“Women face a gender pay gap that impacts them for their entire lives,” said Alayna van Tassel, deputy treasurer and director of the Office of Economic Empowerment in Massachusetts. “When they take home less money, it impacts their ability to save for retirement and to pay off their student loans. The pay gap affects everything we’re doing and underscores and inspires everything that we do with our programming.”

The pay gap, anecdotally, lies somewhere between the 30 cents earnings gap cited by Goldberg and van Tassel and close to parity with men. Feminist scholar Christina Hoff Sommers has estimated that when differences in education, job tenure, hours worked and occupation are accounted for, the actual pay gap narrows to “around five cents.”

Williams said that women’s financial burden could be alleviated if the gap in advice is closed as well.

“Women are clearly falling behind when it comes to being prepared for retirement,” Williams said. “We need to stop having these conversations and look at this problem in a new light: It’s not just a pay gap. It’s also their investment patterns. Are women making different decisions? Are they being too risk-averse? Are they comfortable with financial advisors? Those are the factors that when combined together create a gap like this.”

The panelists highlighted several programs dedicated to creating more investment-savvy, financially confident women. While private sector programs highlighted the advice and investing gap, public programs focused on financial literacy and the wage gap.

In Massachusetts, said van Tassel, “We’ve created the Women’s Economic Empowerment Series, which ties financial literacy to wage equality. It’s a four-week program that’s open to women for free. We spend three weeks on financial literacy, with a fourth week that is a salary negotiation workshop. We know that salary negotiations is one of the reasons that the wage gap continues to exist.”

BNY Mellon Investment Management’s Elizabeth Young, a vice president and senior investment strategist, described a program the firm has created designed to help women understand their financial behaviors, set clear goals and work toward them in an easy-to-follow process.

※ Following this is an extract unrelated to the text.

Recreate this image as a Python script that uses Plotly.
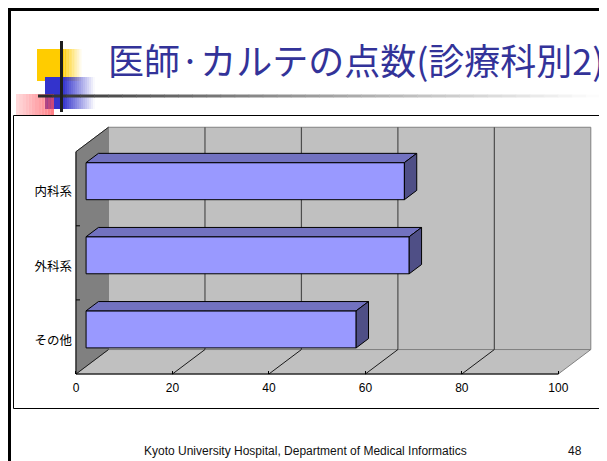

“What does it look like when women walk into an advisor’s office?” Young said. “I think a lot of the time women are intimidated by the conversations. They don’t know what financial planning means; they think they’re going to walk in and see a bunch of charts and numbers. The industry has come a long way over the past 10 to 15 years. Rather than focusing on benchmarks and indices, advisors are starting to focus on goals-based and outcome-based investing.”

Thus, BNY Mellon has tried to present planning topics to women in a different way, using graphics that represent goals and time lines.

Gina Joynes, the deputy treasurer of communications in West Virginia, has helped her office launch a financial literacy initiative that brings women in for educational retreats around the state.